Pelo menos 400 crianças ucranianas já foram adotadas por russos
Um estudo da Universidade de Yale diz que estes “campos de férias”, vendidos às famílias como instituições onde as crianças podem ser afastadas dos conflitos armados, são, na verdade, campos de reeducação em que são expostas a conteúdos patrióticos a favor da Rússia.
Há pelo menos 43 destes campos, alguns dos quais ficam na Sibéria e na região anexada da Crimeia. O mesmo estudo norte-americano aponta que 6.000 crianças já frequentaram estas instituições desde a primavera de 2022. Algumas têm poucos meses de vida. Muitas ainda não regressaram a casa.
As autoridades ucranianas dizem que, com base nas informações publicadas pelo Kremlin, pelo menos 400 crianças foram adotadas por famílias russas. Outras 1.000 estarão à espera de ser adotadas em territórios controlados pela Rússia.
Muitas querem regressar a casa.

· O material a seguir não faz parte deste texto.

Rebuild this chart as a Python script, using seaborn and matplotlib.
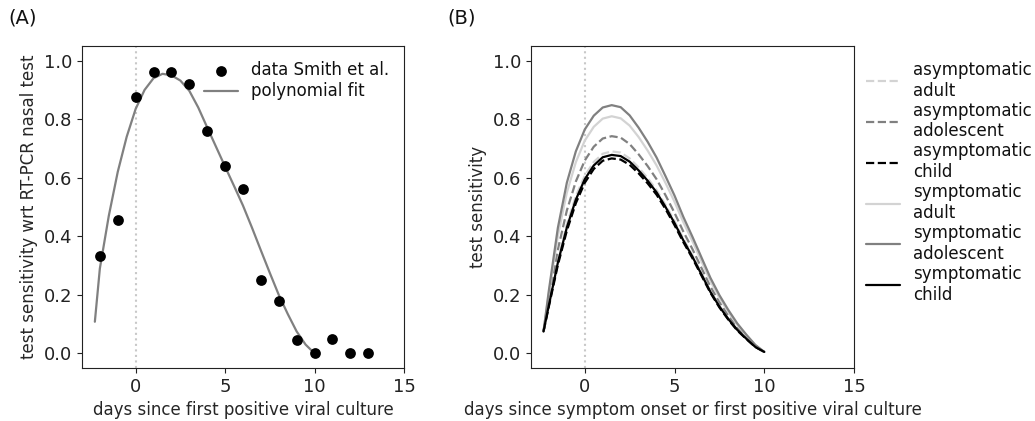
import matplotlib
matplotlib.use("Agg")
import matplotlib.pyplot as plt
import numpy as np
import pandas as pd
import seaborn as sns

# (A) measured data and polynomial fit
smith_days = [-2, -1, 0, 1, 2, 3, 4, 5, 6, 7, 8, 9, 10, 11, 12, 13]
smith_sens = [0.333, 0.455, 0.875, 0.96, 0.96, 0.92, 0.76, 0.64, 0.56, 0.25,
              0.18, 0.045, 0.0, 0.05, 0.0, 0.0]

fit_days = [-2.28, -2, -1.5, -1, -0.5, 0, 0.5, 1, 1.5, 2, 2.5, 3, 3.5, 4, 4.5,
            5, 5.5, 6, 6.5, 7, 7.5, 8, 8.5, 9, 9.5, 10]
fit_sens = [0.108, 0.29, 0.47, 0.62, 0.74, 0.835, 0.9, 0.94, 0.955, 0.95, 0.932,
            0.897, 0.84, 0.772, 0.705, 0.638, 0.572, 0.505, 0.43, 0.352, 0.275,
            0.2, 0.135, 0.075, 0.03, 0.0]

# (B) sensitivity curves per group
curve_days = [-2.3, -2, -1.5, -1, -0.5, 0, 0.5, 1, 1.5, 2, 2.5, 3, 3.5, 4, 4.5,
              5, 5.5, 6, 6.5, 7, 7.5, 8, 8.5, 9, 9.5, 10]
asym_adult = [0.075, 0.169, 0.318, 0.441, 0.537, 0.607, 0.654, 0.682, 0.69, 0.686,
              0.666, 0.635, 0.599, 0.558, 0.507, 0.452, 0.391, 0.335, 0.274, 0.213,
              0.163, 0.119, 0.082, 0.051, 0.022, 0.005]
asym_adolescent = [0.075, 0.184, 0.355, 0.488, 0.587, 0.659, 0.706, 0.734, 0.742, 0.737,
                   0.715, 0.68, 0.64, 0.595, 0.54, 0.48, 0.415, 0.356, 0.292, 0.228,
                   0.175, 0.129, 0.088, 0.055, 0.025, 0.005]
asym_child = [0.075, 0.161, 0.302, 0.419, 0.513, 0.583, 0.63, 0.658, 0.666, 0.662,
              0.644, 0.615, 0.581, 0.542, 0.493, 0.438, 0.379, 0.325, 0.266, 0.207,
              0.157, 0.115, 0.078, 0.049, 0.022, 0.005]
sym_adult = [0.075, 0.205, 0.402, 0.549, 0.653, 0.727, 0.774, 0.802, 0.81, 0.803,
             0.778, 0.739, 0.693, 0.642, 0.582, 0.518, 0.447, 0.383, 0.315, 0.247,
             0.19, 0.141, 0.097, 0.061, 0.027, 0.005]
sym_adolescent = [0.075, 0.216, 0.429, 0.583, 0.69, 0.765, 0.812, 0.84, 0.848, 0.841,
                  0.813, 0.771, 0.723, 0.669, 0.605, 0.539, 0.465, 0.398, 0.328, 0.258,
                  0.199, 0.148, 0.102, 0.064, 0.029, 0.005]
sym_child = [0.075, 0.165, 0.31, 0.43, 0.525, 0.595, 0.642, 0.67, 0.678, 0.674,
             0.655, 0.625, 0.59, 0.55, 0.5, 0.445, 0.385, 0.33, 0.27, 0.21,
             0.16, 0.117, 0.08, 0.05, 0.022, 0.005]

group_labels = ['asymptomatic\nadult', 'asymptomatic\nadolescent', 'asymptomatic\nchild',
                'symptomatic\nadult', 'symptomatic\nadolescent', 'symptomatic\nchild']
group_curves = [asym_adult, asym_adolescent, asym_child, sym_adult, sym_adolescent, sym_child]
group_colors = ['lightgray', 'gray', 'black', 'lightgray', 'gray', 'black']
group_dashes = [(3.7, 1.6), (3.7, 1.6), (3.7, 1.6), '', '', '']

sns.set_style('ticks')
plt.rcParams['font.family'] = ['DejaVu Sans']
plt.rcParams['font.size'] = 12
plt.rcParams['axes.labelsize'] = 12
plt.rcParams['xtick.labelsize'] = 13
plt.rcParams['ytick.labelsize'] = 13
plt.rcParams['axes.edgecolor'] = '#222222'
plt.rcParams['text.color'] = '#111111'
plt.rcParams['xtick.color'] = '#222222'
plt.rcParams['ytick.color'] = '#222222'

fig = plt.figure(figsize=(10.35, 4.21), dpi=100)
ax1 = fig.add_axes([0.0792, 0.1259, 0.3111, 0.7648])
ax2 = fig.add_axes([0.5130, 0.1259, 0.3121, 0.7648])

# ---- (A) ----
ax1.axvline(0, color='#c8c8c8', ls=':', lw=1.5, zorder=0)
sns.scatterplot(x=smith_days, y=smith_sens, color='black', s=60, linewidth=0,
                ax=ax1, zorder=3, label='data Smith et al.')
sns.lineplot(x=fit_days, y=fit_sens, color='gray', lw=1.6, ax=ax1, sort=False,
             label='polynomial fit')
handles, labels = ax1.get_legend_handles_labels()
order = [labels.index('data Smith et al.'), labels.index('polynomial fit')]
ax1.legend([handles[i] for i in order], [labels[i] for i in order],
           loc='upper right', frameon=False, labelspacing=0.2, fontsize=12)
ax1.set_xlim(-3, 15)
ax1.set_ylim(-0.05, 1.05)
ax1.set_xticks([0, 5, 10, 15])
ax1.set_xlabel('days since first positive viral culture', labelpad=4)
ax1.set_ylabel('test sensitivity wrt RT-PCR nasal test')

# ---- (B) ----
df = pd.DataFrame({
    'day': np.tile(curve_days, len(group_labels)),
    'sens': np.concatenate(group_curves),
    'group': np.repeat(group_labels, len(curve_days)),
})
ax2.axvline(0, color='#c8c8c8', ls=':', lw=1.5, zorder=0)
sns.lineplot(data=df, x='day', y='sens', hue='group', style='group',
             hue_order=group_labels, style_order=group_labels,
             palette=dict(zip(group_labels, group_colors)),
             dashes=dict(zip(group_labels, group_dashes)),
             estimator=None, lw=1.6, ax=ax2)
handles, labels = ax2.get_legend_handles_labels()
ax2.legend(handles, labels, loc='upper left', bbox_to_anchor=(1.018, 0.975),
           frameon=False, labelspacing=0.12, fontsize=12, borderaxespad=0)
ax2.set_xlim(-3, 15)
ax2.set_ylim(-0.05, 1.05)
ax2.set_xticks([0, 5, 10, 15])
ax2.set_xlabel('days since symptom onset or first positive viral culture', labelpad=4)
ax2.set_ylabel('test sensitivity')

fig.text(0.008, 0.957, '(A)', fontsize=14, va='center', ha='left')
fig.text(0.432, 0.957, '(B)', fontsize=14, va='center', ha='left')

fig.savefig('out.png', dpi=100)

Nem todas, no entanto: Yaroslava Rogachyova, 11 anos, foi entrevistada pela Associated Press em Donetsk num momento em que esperava ser enviada para Moscovo para conhecer a nova família adotiva.

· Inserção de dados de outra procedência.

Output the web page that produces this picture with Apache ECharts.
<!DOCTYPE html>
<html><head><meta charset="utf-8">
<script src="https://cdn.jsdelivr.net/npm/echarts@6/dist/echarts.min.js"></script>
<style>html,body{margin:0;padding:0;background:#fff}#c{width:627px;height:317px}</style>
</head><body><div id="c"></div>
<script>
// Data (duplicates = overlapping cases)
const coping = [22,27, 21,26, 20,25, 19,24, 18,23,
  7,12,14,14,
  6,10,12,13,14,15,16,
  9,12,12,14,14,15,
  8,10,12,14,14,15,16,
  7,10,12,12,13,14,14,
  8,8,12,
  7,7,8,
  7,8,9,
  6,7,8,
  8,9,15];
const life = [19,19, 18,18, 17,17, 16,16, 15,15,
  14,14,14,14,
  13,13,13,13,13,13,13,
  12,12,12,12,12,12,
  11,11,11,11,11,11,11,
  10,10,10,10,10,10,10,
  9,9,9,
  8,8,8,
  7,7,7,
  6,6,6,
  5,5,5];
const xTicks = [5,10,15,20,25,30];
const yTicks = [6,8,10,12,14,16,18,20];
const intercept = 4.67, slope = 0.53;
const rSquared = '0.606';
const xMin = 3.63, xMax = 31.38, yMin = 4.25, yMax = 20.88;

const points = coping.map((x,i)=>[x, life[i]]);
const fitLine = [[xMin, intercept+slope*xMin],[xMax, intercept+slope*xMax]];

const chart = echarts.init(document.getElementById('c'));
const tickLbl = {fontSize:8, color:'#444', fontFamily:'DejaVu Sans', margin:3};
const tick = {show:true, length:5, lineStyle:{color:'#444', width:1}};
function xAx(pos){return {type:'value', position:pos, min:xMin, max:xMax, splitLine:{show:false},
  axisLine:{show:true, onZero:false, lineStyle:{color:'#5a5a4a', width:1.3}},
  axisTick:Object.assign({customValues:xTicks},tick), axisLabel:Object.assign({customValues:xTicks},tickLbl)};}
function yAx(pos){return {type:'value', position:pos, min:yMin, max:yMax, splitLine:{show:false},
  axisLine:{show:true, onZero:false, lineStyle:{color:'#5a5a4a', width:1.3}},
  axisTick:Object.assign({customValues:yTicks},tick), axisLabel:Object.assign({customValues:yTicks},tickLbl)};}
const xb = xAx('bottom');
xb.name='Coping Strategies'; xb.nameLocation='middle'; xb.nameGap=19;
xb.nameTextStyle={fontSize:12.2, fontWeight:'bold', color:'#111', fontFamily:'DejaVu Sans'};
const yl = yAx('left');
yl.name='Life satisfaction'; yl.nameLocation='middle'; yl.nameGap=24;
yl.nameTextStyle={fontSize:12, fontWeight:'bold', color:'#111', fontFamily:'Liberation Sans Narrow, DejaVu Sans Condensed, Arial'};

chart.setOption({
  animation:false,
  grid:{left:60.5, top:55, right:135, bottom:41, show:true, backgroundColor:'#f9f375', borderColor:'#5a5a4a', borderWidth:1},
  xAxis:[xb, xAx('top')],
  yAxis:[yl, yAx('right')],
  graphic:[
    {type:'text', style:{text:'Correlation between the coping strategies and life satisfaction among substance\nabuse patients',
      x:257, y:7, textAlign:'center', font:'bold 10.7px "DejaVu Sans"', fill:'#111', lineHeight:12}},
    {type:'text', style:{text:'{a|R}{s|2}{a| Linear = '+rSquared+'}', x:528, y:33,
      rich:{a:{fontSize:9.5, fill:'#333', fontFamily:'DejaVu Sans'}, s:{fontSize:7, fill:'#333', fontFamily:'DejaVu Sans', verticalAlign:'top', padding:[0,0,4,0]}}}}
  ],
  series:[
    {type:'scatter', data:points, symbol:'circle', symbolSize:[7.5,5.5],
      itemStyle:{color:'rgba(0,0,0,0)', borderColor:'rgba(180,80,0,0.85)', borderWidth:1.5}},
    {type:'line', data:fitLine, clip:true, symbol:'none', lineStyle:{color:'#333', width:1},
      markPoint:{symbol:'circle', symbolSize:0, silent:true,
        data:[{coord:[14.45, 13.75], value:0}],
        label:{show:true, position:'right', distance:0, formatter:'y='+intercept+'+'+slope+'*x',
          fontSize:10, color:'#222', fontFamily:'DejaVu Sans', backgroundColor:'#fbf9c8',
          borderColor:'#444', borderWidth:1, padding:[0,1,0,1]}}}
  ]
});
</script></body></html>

Alojada em Taganrog, há meses sem ver os pais biológicos, Yaroslava estava ansiosa para conhecer o novo agregado familiar: “Gostei da mãe desde o início”, confessa, sem saber explicar porque é que a mãe de sangue não está por perto. Mas muitas destas crianças nunca chegam a saber dos esforços dos pais para as recuperarem.
As histórias concretas que motivaram as acusações de que Vladimir Putin e Maria Lvova-Belova cometeram crimes de guerras não foram divulgadas pelo Tribunal Penal Internacional, mas relatos como estes estarão entre as centenas de documentos na origem desta decisão.
Em comunicado, o Tribunal Penal Internacional esclarece que os dados relativos aos mandados vão manter-se sob sigilo “para proteger as vítimas e as testemunhas e também para salvaguardar a investigação”.
Ainda assim, entendeu que a existência dos mandados devia ser tornada pública porque “é do interesse da justiça”. Admite estar ciente de que, como os crimes ainda estão a ser cometidos, a divulgação da existência dos mandados “pode contribuir para prevenir a continuação da prática de crimes”.
Entretanto, o procurador Karim Ahmad Khan reiterou em comunicado que centenas de crianças ucranianas foram retiradas de orfanatos e das próprias casas, onde viviam com as famílias, e levadas para a Rússia. Muitas delas foram depois colocadas no sistema de adoção do país.
Sabe-se também que a maioria das crianças levadas pela Rússia são de regiões russas que já estiveram sob domínio do Kremlin. Além de Mariupol, uma das mais afetadas, também Kherson, Zaporíjia e Mykolaiv estão na rota da deportação de crianças para território russo.